The challenge now is to push the political system to leave aside its “discussions and quarrels” and listen to the social movement and, ultimately, to what the people of Chile have to say.
When you were delivering a copy of the social manifesto to the presidential palace you were manhandled by the federal police — has the government offered an explanation?
None to date. Neither to the CUT nor me personally.
This is not a behaviour that you would expect from a progressive government and, moreover, this is the second time that police have assaulted us as we tried to deliver a letter, which was our right to do as part of our dialogue with the government.
This is worrying, ahead of this strike action, but I sincerely hope that the government has learned the lesson and that the Ministry of the Interior will be more careful in what it does, because these organisations represent a broad spectrum of social activism and have responsible memberships that have to be respected.

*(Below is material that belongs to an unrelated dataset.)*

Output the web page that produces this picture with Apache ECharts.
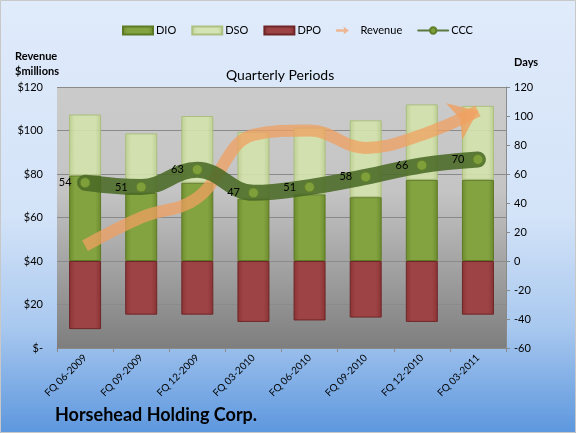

We can only hope that the police, particularly their special units, will understand our peaceful intentions and perhaps even see our protest as being ultimately also of benefit to themselves, particularly as issues such as the national security plan are part of the manifesto and contain a demand for improvement working conditions and salaries of the police personnel.
It is, therefore, a broad proposal and we hope that it will be well received on the streets.
Eric Campos is CUT general secretary. The CUT, the Workers United Centre of Chile, was founded in 1953. It was suppressed following the coup of 1973 and refounded in September 1988.
Ursula Fuentes Rivera writes for El Siglo (the Century), the newspaper of the Communist Party of Chile, was founded in August 1940.